Magdalena Zernicka-Goetz: Early embryos
We've just wound the clock back to the beginning of human history, now let's tick back to the very start of each individual human life - the moment of fertilisation when egg and sperm meet. In 1978, the world welcomed Louise Brown, the first test-tube baby born by in vitro fertilisation, or IVF. Her birth sparked a heated debate about reproductive technology, and in particular, the use of human embryos for research purposes. This led to the so-called Warnock report in 1984, based on the deliberations of a committee chaired by Baroness Mary Warnock, which in turn led to 1990 legislation establishing the UK Human Fertilisation and Embryology Authority and a law banning research on human embryos grown in the lab for longer than 14 days. Until this year, this was thought to be quite a long period, as nobody was managing to grow embryos past 6 or so day, when they're a little football of cells known as a blastocyst. Then in May 2016, Cambridge University's Professor Magdalena Zernicka-Goetz and her team managed to keep embryos growing in the lab for a staggering 13 days. So should we change the law to go further and grow embryos for longer? Kat Arney met up with Magdalena at a recent (and rather noisy) conference run by the Progress Educational Trust to discuss exactly this question.
Magdalena - Well, when it’s successful, after fertilisation happens and activation of the egg. This is the time when you start to see the first divisions and they go on like that until the 6th day of development. So the big egg you can say is chopped up into smaller and smaller. And then when we have quite a few of those cells, they start to decide their fate and differentiate. Their decision at that stage of life is either to form the future foetus or the placenta, or the yolk sac. So they have three fate choices they have to make within these first few days. What we discussed today about is more focus on what happens in the next 6 days of their life which was a black box of development until very recently, when we now can directly look into these 6 extra days. So we doubled the time at which we can look at the development and discover what happens to those three distinct type of cells when they start to talk to each other and prepare the foundation for the future baby.
Kat - How do you do this? How do you go from this little football of cells that we can see suspended in a dish to making them start to go that extra few steps? What happens?
Magdalena - So essentially, the key was that there was no culture system developed that would allow this embryo to survive outside the body of the mother. So what we have done is to find the right environment, the right ingredients, the right hormones, and growth factors which we then, as a cocktail, put into this environment to support the growth of these embryos in a dish.
Kat - Because this would normally be a stage when the little embryo has started embedding in the womb and sorting itself out.
Magdalena - Yes. So this will be normally the time when the embryo will implant and to get into the physical contact with the body of the mother and it was thought that this physical contact might be absolutely essential for its further development. So we showed that it’s not so. These embryos can develop outside the body of the mother for these extra 6 days. I'm sure that at that point on, they would relying on the body of the mother for lots of different things, the most important, nutrition. but since we provided them with the nutrition, they were able to self-organise themselves and progressing through development. What we have shown, that they really go through these 5 critical steps of development in a correct way. So that was very important for us. Not only see whether they can grow or not, but whether they actually take those decisions in an expected way from what we know.

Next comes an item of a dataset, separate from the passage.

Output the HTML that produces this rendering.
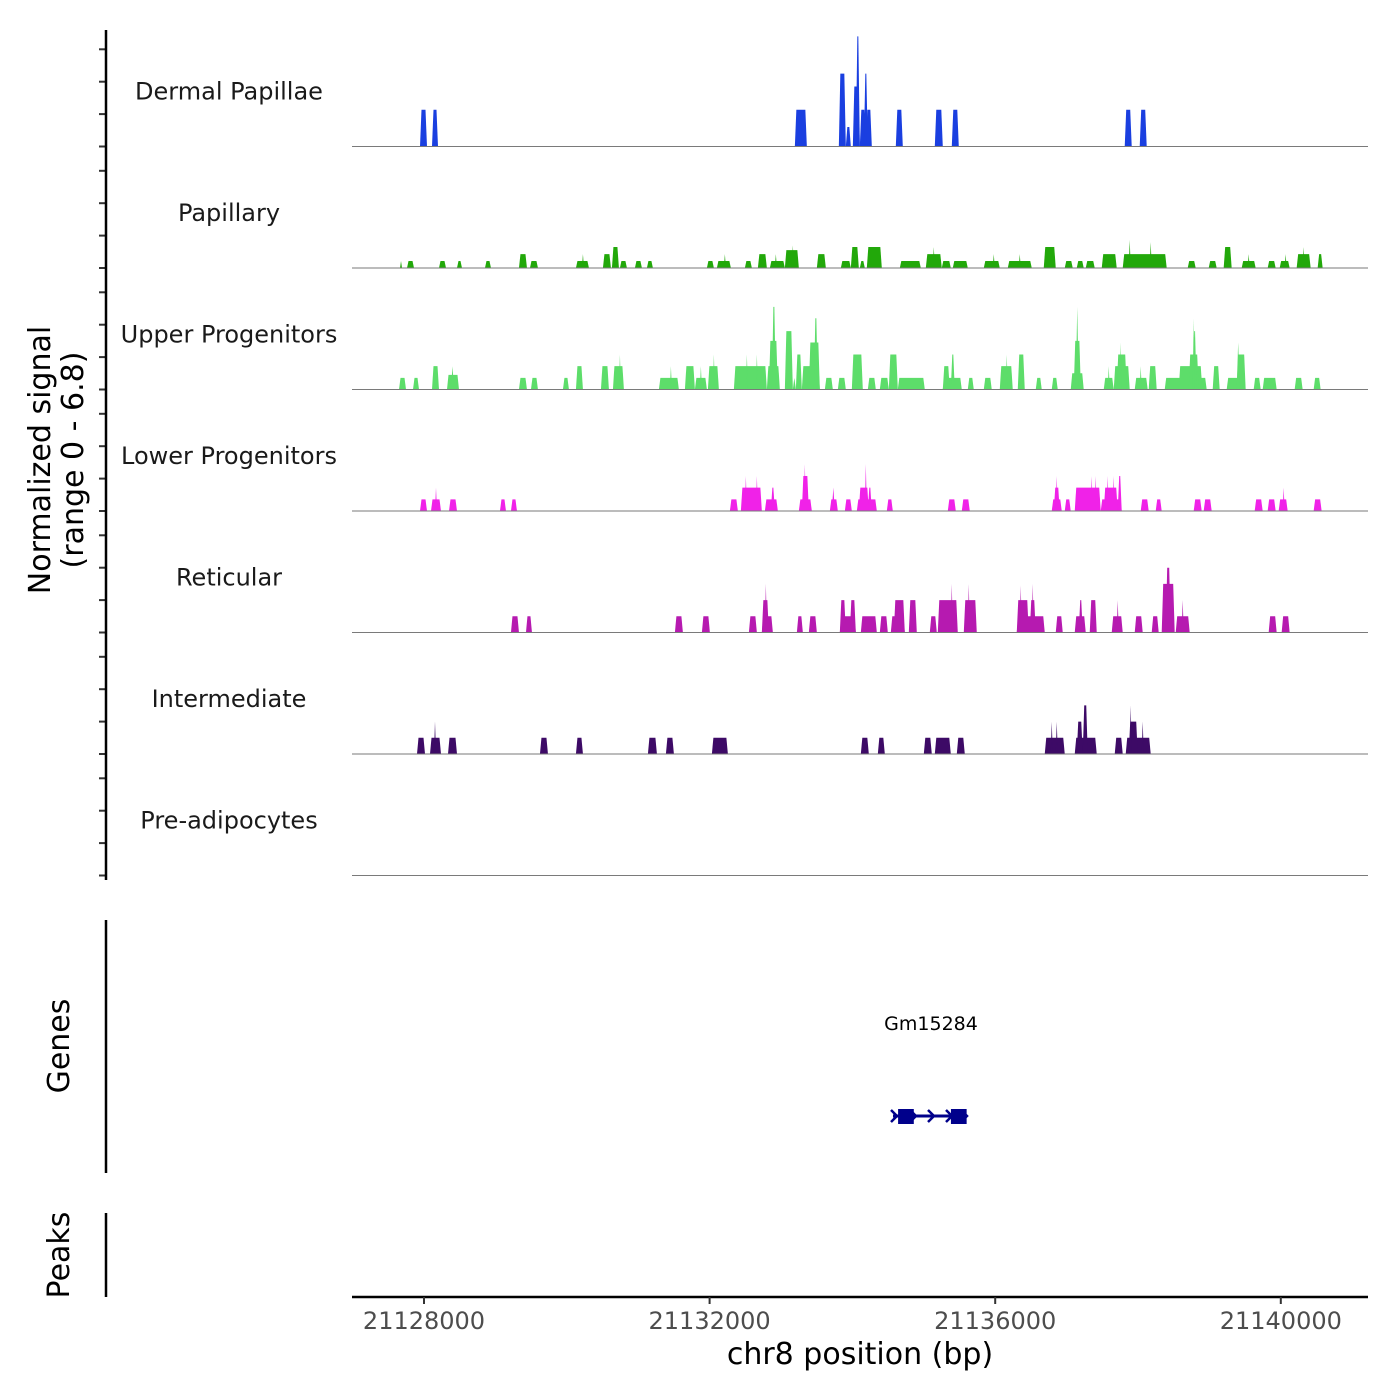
<!DOCTYPE html>
<html><head><meta charset="utf-8"><style>
html,body{margin:0;padding:0;background:#fff;}
svg{display:block;font-family:"DejaVu Sans","Liberation Sans",sans-serif;}
</style></head><body>
<svg id="chart" width="1400" height="1400" viewBox="0 0 1400 1400" xmlns="http://www.w3.org/2000/svg">
<g id="tracks"></g>
<g id="axes"></g>
</svg>
<script>
const trackNames = ["Dermal Papillae","Papillary","Upper Progenitors","Lower Progenitors","Reticular","Intermediate","Pre-adipocytes"];
const trackColors = ["#1a3fe0","#22a80a","#5ddd6a","#f022e8","#b61ab0","#3d0a66","#888888"];
const xTicks = [21128000,21132000,21136000,21140000];
const yTickValues = [0,2,4,6];
const dermalPeaks = [[21127944,21128042,2.27],[21128112,21128196,2.27],[21133194,21133362,2.27],[21133810,21133908,4.5],[21133908,21133978,1.2],[21134006,21134104,3.7],[21134048,21134104,6.8],[21134104,21134188,2.27],[21134160,21134216,4.5],[21134188,21134272,2.27],[21134608,21134706,2.27],[21135154,21135266,2.27],[21135392,21135490,2.27],[21137814,21137912,2.27],[21138024,21138122,2.27]];
const papillaryPeaks = [[21127664,21127692,0.43],[21127762,21127860,0.43],[21128210,21128308,0.43],[21128462,21128532,0.43],[21128854,21128938,0.43],[21129330,21129442,0.86],[21129484,21129596,0.43],[21130128,21130310,0.43],[21130212,21130240,0.86],[21130506,21130618,0.86],[21130632,21130730,1.3],[21130744,21130842,0.43],[21130954,21131052,0.43],[21131122,21131206,0.43],[21131962,21132060,0.43],[21132102,21132298,0.43],[21132200,21132228,0.86],[21132494,21132592,0.43],[21132676,21132802,0.86],[21132844,21133054,0.43],[21132914,21132942,0.86],[21133054,21133250,1.1],[21133152,21133180,1.4],[21133502,21133628,0.86],[21133838,21133978,0.43],[21133978,21134090,1.3],[21134104,21134174,0.43],[21134202,21134412,1.3],[21134664,21134958,0.43],[21135028,21135252,0.86],[21135126,21135154,1.3],[21135252,21135378,0.43],[21135406,21135616,0.43],[21135840,21136064,0.43],[21135966,21135994,0.86],[21136176,21136512,0.43],[21136330,21136358,0.86],[21136680,21136848,1.3],[21136974,21137086,0.43],[21137142,21137240,0.43],[21137268,21137394,0.43],[21137492,21137702,0.86],[21137786,21138402,0.86],[21137870,21137898,1.73],[21138164,21138192,1.6],[21138696,21138808,0.43],[21138990,21139102,0.43],[21139200,21139312,1.3],[21139452,21139648,0.43],[21139536,21139564,0.86],[21139816,21139928,0.43],[21139984,21140124,0.43],[21140054,21140082,0.86],[21140222,21140418,0.86],[21140306,21140334,1.3],[21140516,21140586,0.86]];
const upperPeaks = [[21127650,21127748,0.72],[21127846,21127930,0.72],[21128112,21128210,1.44],[21128322,21128490,0.9],[21128378,21128420,1.44],[21129330,21129442,0.72],[21129498,21129596,0.72],[21129946,21130030,0.72],[21130128,21130226,1.44],[21130478,21130590,1.44],[21130646,21130800,1.44],[21130730,21130758,2.16],[21131290,21131570,0.72],[21131444,21131472,1.44],[21131654,21131794,1.44],[21131794,21131962,0.72],[21131864,21131892,1.44],[21131976,21132130,1.44],[21132046,21132074,2.16],[21132340,21132802,1.44],[21132508,21132536,2.16],[21132648,21132676,2.16],[21132802,21132984,1.44],[21132830,21132956,3.0],[21132872,21132928,5.1],[21133054,21133166,3.6],[21133166,21133208,0.72],[21133208,21133292,2.16],[21133292,21133544,1.44],[21133390,21133544,2.9],[21133460,21133516,4.4],[21133614,21133726,0.72],[21133796,21133908,0.72],[21133992,21134146,2.16],[21134216,21134328,0.72],[21134384,21134510,0.72],[21134510,21134636,2.16],[21134636,21135014,0.72],[21135266,21135532,0.72],[21135266,21135364,1.44],[21135378,21135434,2.16],[21135616,21135700,0.72],[21135840,21135952,0.72],[21136064,21136246,1.44],[21136148,21136176,2.16],[21136316,21136414,2.16],[21136568,21136652,0.72],[21136792,21136876,0.72],[21137058,21137240,1.0],[21137100,21137200,3.0],[21137128,21137170,5.1],[21137520,21137660,0.72],[21137576,21137604,1.44],[21137660,21137884,1.44],[21137702,21137842,2.16],[21137744,21137772,2.9],[21137954,21138136,0.72],[21138024,21138052,1.44],[21138150,21138262,1.44],[21138374,21138962,0.72],[21138570,21138900,1.44],[21138710,21138850,2.16],[21138766,21138820,3.6],[21138766,21138794,4.4],[21139046,21139144,1.44],[21139242,21139508,0.72],[21139382,21139508,2.16],[21139382,21139424,2.9],[21139620,21139718,0.72],[21139746,21139942,0.72],[21140194,21140306,0.72],[21140460,21140558,0.72]];
const lowerPeaks = [[21127944,21128042,0.72],[21128098,21128238,0.72],[21128154,21128182,1.44],[21128350,21128462,0.72],[21129064,21129148,0.72],[21129218,21129302,0.72],[21132284,21132396,0.72],[21132438,21132732,1.44],[21132494,21132522,2.16],[21132648,21132676,2.16],[21132774,21132956,0.72],[21132858,21132914,1.44],[21133250,21133432,0.72],[21133292,21133390,2.16],[21133320,21133348,2.9],[21133684,21133796,0.72],[21133712,21133754,1.44],[21133894,21133992,0.72],[21134062,21134342,0.72],[21134090,21134230,1.44],[21134174,21134202,2.9],[21134216,21134272,1.44],[21134482,21134566,0.72],[21135336,21135448,0.72],[21135532,21135644,0.72],[21136792,21136932,0.72],[21136820,21136904,1.44],[21136848,21136876,2.16],[21136974,21137058,0.72],[21137114,21137478,1.44],[21137338,21137366,2.16],[21137394,21137422,2.16],[21137478,21137772,0.72],[21137520,21137716,1.44],[21137562,21137590,2.16],[21137646,21137674,2.16],[21137716,21137772,2.16],[21138038,21138150,0.72],[21138248,21138332,0.72],[21138780,21138892,0.72],[21138920,21139032,0.72],[21139634,21139746,0.72],[21139816,21139928,0.72],[21139970,21140096,0.72],[21140026,21140054,1.44],[21140460,21140572,0.72]];
const reticularPeaks = [[21129218,21129330,1.0],[21129428,21129512,1.0],[21131514,21131626,1.0],[21131892,21132004,1.0],[21132550,21132662,1.0],[21132732,21132886,1.0],[21132732,21132830,2.0],[21132774,21132802,3.0],[21133222,21133306,1.0],[21133390,21133502,1.0],[21133824,21134048,1.0],[21133824,21133908,2.0],[21133964,21134048,2.0],[21134118,21134342,1.0],[21134384,21134496,1.0],[21134538,21134734,1.0],[21134580,21134734,2.0],[21134790,21134902,2.0],[21135084,21135182,1.0],[21135196,21135476,2.0],[21135378,21135406,3.0],[21135560,21135742,2.0],[21135616,21135644,3.0],[21136302,21136694,1.0],[21136302,21136470,2.0],[21136344,21136372,2.9],[21136484,21136568,2.0],[21136512,21136540,3.0],[21136848,21136946,1.0],[21137114,21137268,1.0],[21137170,21137226,2.0],[21137324,21137422,2.0],[21137632,21137786,1.0],[21137702,21137730,2.0],[21137954,21138066,1.0],[21138192,21138290,1.0],[21138332,21138514,3.0],[21138388,21138458,4.0],[21138528,21138724,1.0],[21138612,21138640,2.0],[21139830,21139942,1.0],[21140012,21140124,1.0]];
const intermediatePeaks = [[21127902,21128014,1.0],[21128084,21128238,1.0],[21128140,21128168,2.0],[21128336,21128462,1.0],[21129624,21129736,1.0],[21130128,21130226,1.0],[21131136,21131262,1.0],[21131388,21131500,1.0],[21132032,21132256,1.0],[21134118,21134230,1.0],[21134356,21134454,1.0],[21135000,21135112,1.0],[21135154,21135378,1.0],[21135462,21135574,1.0],[21136694,21136974,1.0],[21136778,21136806,2.0],[21136848,21136876,2.0],[21137114,21137422,1.0],[21137142,21137226,2.0],[21137226,21137296,3.0],[21137674,21137786,1.0],[21137828,21138178,1.0],[21137870,21137996,2.0],[21137884,21137912,3.0],[21138052,21138080,2.0]];
const preadipocytePeaks = [];
const geneExons = [[21134640,21134860],[21135380,21135600]];

const trackData = [dermalPeaks,papillaryPeaks,upperPeaks,lowerPeaks,reticularPeaks,intermediatePeaks,preadipocytePeaks];
const NS="http://www.w3.org/2000/svg";
const X0=352,X1=1368,XREF=424,BPREF=21128000,PXPERBP=285.6/4000;
function xScale(bp){return XREF+(bp-BPREF)*PXPERBP;}
const TRACK_TOP=25,TRACK_H=121.5,PX_PER_UNIT=16.2;
function baseY(i){return TRACK_TOP+TRACK_H*(i+1);}
function yScale(i,v){return baseY(i)-v*PX_PER_UNIT;}
function mk(tag,attrs,parent){const e=document.createElementNS(NS,tag);for(const k in attrs)e.setAttribute(k,attrs[k]);parent.appendChild(e);return e;}
const gT=document.getElementById('tracks'),gA=document.getElementById('axes');

trackData.forEach((peaks,i)=>{
  const g=mk('g',{},gT);
  
  
  peaks.forEach(p=>{
    const x0=xScale(p[0]),x1=xScale(p[1]),b=baseY(i),t=yScale(i,p[2]);
    const s=Math.min(1.5,(x1-x0)/2);
    const poly=mk('polygon',{points:`${x0},${b} ${x0+s},${t} ${x1-s},${t} ${x1},${b}`,fill:trackColors[i]},g);
    
    
  });
  const bl=mk('line',{x1:X0,x2:X1,y1:baseY(i),y2:baseY(i),stroke:'#7a7a7a','stroke-width':1},g);
  
  
  const lb=mk('text',{x:229,y:baseY(i)-47,'text-anchor':'middle','font-size':24,fill:'#1a1a1a'},g);
  lb.textContent=trackNames[i];
  
  
  yTickValues.forEach(v=>{
    const tk=mk('line',{x1:99,x2:106,y1:yScale(i,v),y2:yScale(i,v),stroke:'#333','stroke-width':2},gA);
    
    
  });
});
[[30,880],[920,1173],[1213,1297]].forEach(r=>{
  const l=mk('line',{x1:106,x2:106,y1:r[0],y2:r[1],stroke:'#000','stroke-width':2.5},gA);
  
  
});
const yt=mk('text',{transform:'translate(52,460) rotate(-90)','text-anchor':'middle','font-size':30,fill:'#000'},gA);


yt.innerHTML='<tspan x="0" dy="-2">Normalized signal</tspan><tspan x="0" dy="33">(range 0 - 6.8)</tspan>';
[['Genes',1046],['Peaks',1255]].forEach(a=>{
  const t=mk('text',{transform:`translate(69,${a[1]}) rotate(-90)`,'text-anchor':'middle','font-size':30,fill:'#000'},gA);
  t.textContent=a[0];
  
  
});
const gg=mk('g',{},gA);


const gl=mk('text',{x:931,y:1030,'text-anchor':'middle','font-size':19,fill:'#000'},gg);
gl.textContent='Gm15284';


mk('line',{x1:893,x2:966,y1:1116,y2:1116,stroke:'#00008b','stroke-width':3},gg);
geneExons.forEach(e=>{
  const r=mk('rect',{x:xScale(e[0]),y:1109,width:xScale(e[1])-xScale(e[0]),height:15,fill:'#00008b'},gg);
  
  
});
[894,913,931,949,964].forEach(ax=>{
  mk('polyline',{points:`${ax-3},${1110} ${ax+3},1116 ${ax-3},1122`,fill:'none',stroke:'#00008b','stroke-width':2.5},gg);
});
const xl=mk('line',{x1:X0,x2:X1,y1:1297,y2:1297,stroke:'#000','stroke-width':2.5},gA);


xTicks.forEach(v=>{
  const x=xScale(v);
  const t=mk('line',{x1:x,x2:x,y1:1297,y2:1304,stroke:'#333','stroke-width':2},gA);
  
  
  const tl=mk('text',{x:x,y:1329,'text-anchor':'middle','font-size':24,fill:'#4d4d4d'},gA);
  tl.textContent=v;
  
  
});
const xt=mk('text',{x:860,y:1364,'text-anchor':'middle','font-size':30,fill:'#000'},gA);
xt.textContent='chr8 position (bp)';


</script>
</body></html>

Kat - You’ve grown these embryos now for 13 days in this system. Can you go any further?
Magdalena - No, we can't go any further. So first of all, we don’t want to go any further because there is a recognised law right now that you cannot go beyond the day 14 of development. So we stopped this one day before, in the day 13. If it were to change one day, I don’t even know whether this culture system would be supporting development beyond day 13.
Kat - Why do you want to do this research? What would be the benefits of being able to grow embryos like this?
Magdalena - The first critical thing is to realise that we know so much about development of many other model organisms like fruit flies, worms, and we don’t know much about development of our own embryos. Actually, at this stage of development, we have nothing like that knowledge. So this is all really black box of development. So of course, we want to understand the principles which govern normal development at this stage to be able to understand what are the conditions that make those embryos developing correctly and what are the factors that we have to take into account when they do not develop correctly. So, a lot of it is to understand basic development and therefore, curiosity as each single scientist has. But also, it has a tremendous translational implication and we discussed a lot of those for IVF clinics but also for treating diseases that manifest themselves at this stage.
Kat - Magdalena Zernicka-Goetz from Cambridge University.